28. The image driving apparatus as claimed in claim 16, wherein a
frame rate of the image signal is adjusted to be lower than that of
the image signal corresponding to a dynamic image during each of
the frame partially-masked periods.
29. An image display apparatus, comprising: an image driving
apparatus as claimed in claim 16; and a display panel, configured
to be driven by the image driving apparatus to display an image
frame.
30. An image display system, comprising: a front-end system
circuit, configured to provide an input signal, wherein the input
signal comprises an image signal; a display driving apparatus,
comprising: a timing control circuit, coupled to the front-end
system circuit and configured to receive the input signal and
generate an output signal according to the input signal, wherein
the output signal comprises the image signal, and a period when the
image signal corresponds to a static image comprises one or more
frame partially-masked periods, the image signal of the output
signal is not masked but output by the timing control circuit
during the first time interval, and the image signal of the output
signal is masked but not output by the timing control circuit
during the second time interval; and at least one source driver
circuit, coupled to the timing control circuit and configured to
receive the output signal; and a display panel, configured to be
driven by the at least one source driver circuit to display an
image frame, wherein the at least one source driver circuit drives
the display panel according to the output signal.
31. The image display system as claimed in claim 30, wherein the
timing control circuit outputs N frame data of the image signal
during the first time interval of each of the frame
partially-masked periods, and M frame data of the image signal is
masked but not output by the timing control circuit during the
second time interval of each of the frame partially-masked periods,
wherein M and N are positive integers.
32. The image display system as claimed in claim 30, wherein the
timing control circuit further enters a power down mode or a power
saving mode during the second time interval of each of the frame
partially-masked periods.
33. The image display system as claimed in claim 30, wherein the
timing control circuit further controls the source driver circuit
to enter a power down mode or a power saving mode during the second
time interval of each of the frame partially-masked periods.

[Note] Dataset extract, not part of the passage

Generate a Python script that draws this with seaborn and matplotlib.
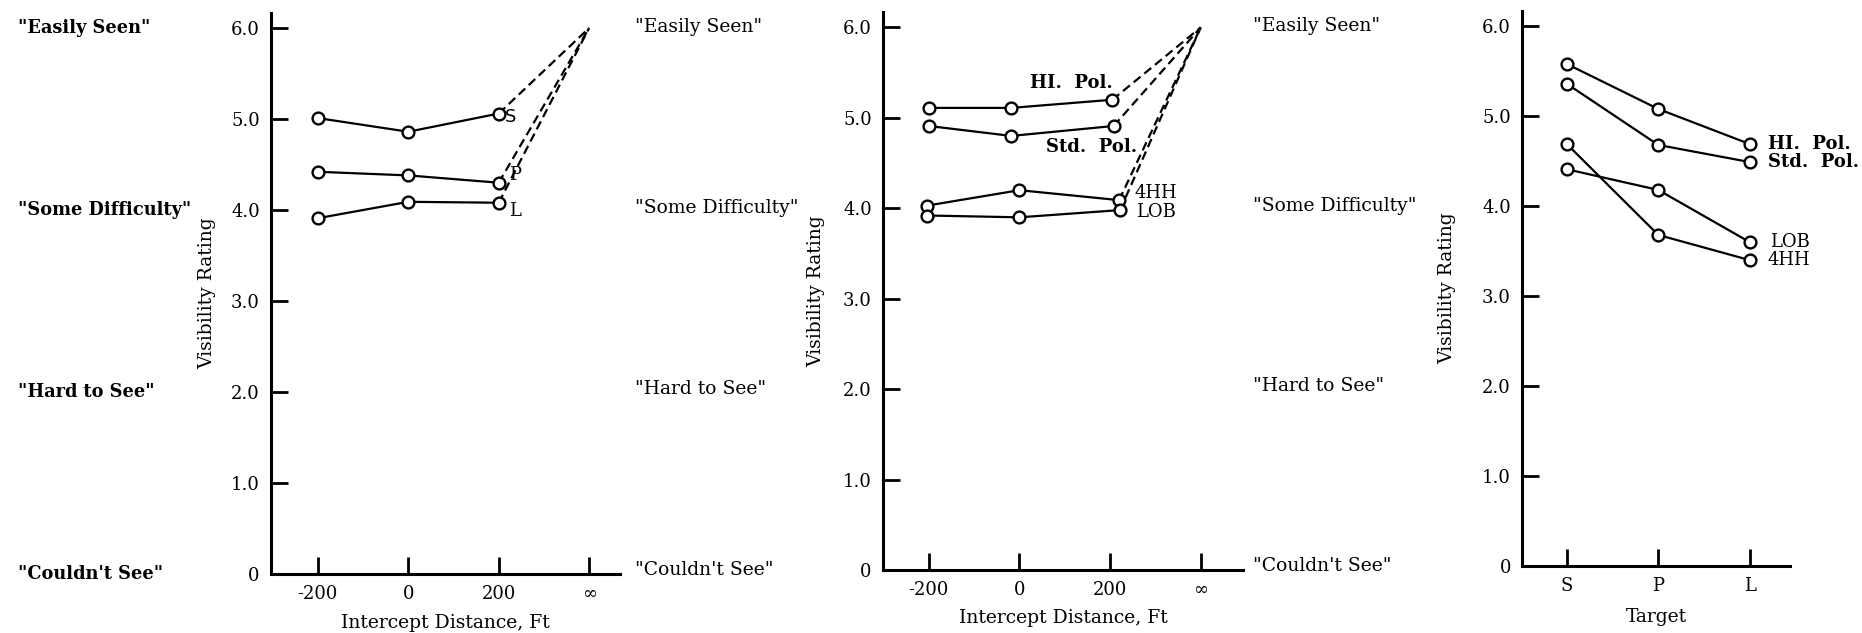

34. The image display system as claimed in claim 30, wherein the
front-end system circuit determines whether the image signal
corresponds to the static image, such that according to a
determination result, the front-end system circuit instructs the
timing control circuit not to mask the image signal and output the
image signal of the output signal during the first time interval of
each of the frame partially-masked periods, and the front-end
system circuit instructs the timing control circuit to mask the
image signal but not to output the image signal of the output
signal during the second time interval of each of the frame
partially-masked periods.
35. The image display system as claimed in claim 34, wherein the
front-end system circuit further stops generating the image signal
of the input signal during the entire time of each of the frame
partially-masked periods.
36. The image display system as claimed in claim 35, wherein the
front-end system circuit operates in a power down mode or a power
saving mode when the front-end system circuit does not generate the
image signal of the input signal.
37. The image display system as claimed in claim 30, wherein the
front-end system circuit determines whether the image signal
corresponds to the static image, such that according to a
determination result, the front-end system circuit does not mask
the image signal but outputs the image signal of the input signal
during the first time interval of each of the frame
partially-masked periods, and the front-end system circuit masks
the image signal but does not output the image signal of the input
signal during the second time interval of each of the frame
partially-masked periods.
38. The image display system as claimed in claim 37, wherein the
front-end system circuit operates in a power down mode or a power
saving mode when the front-end system circuit does not generate the
image signal of the input signal, and the front-end system circuit
operates in a power on mode when the front-end system circuit
generates the image signal of the input signal.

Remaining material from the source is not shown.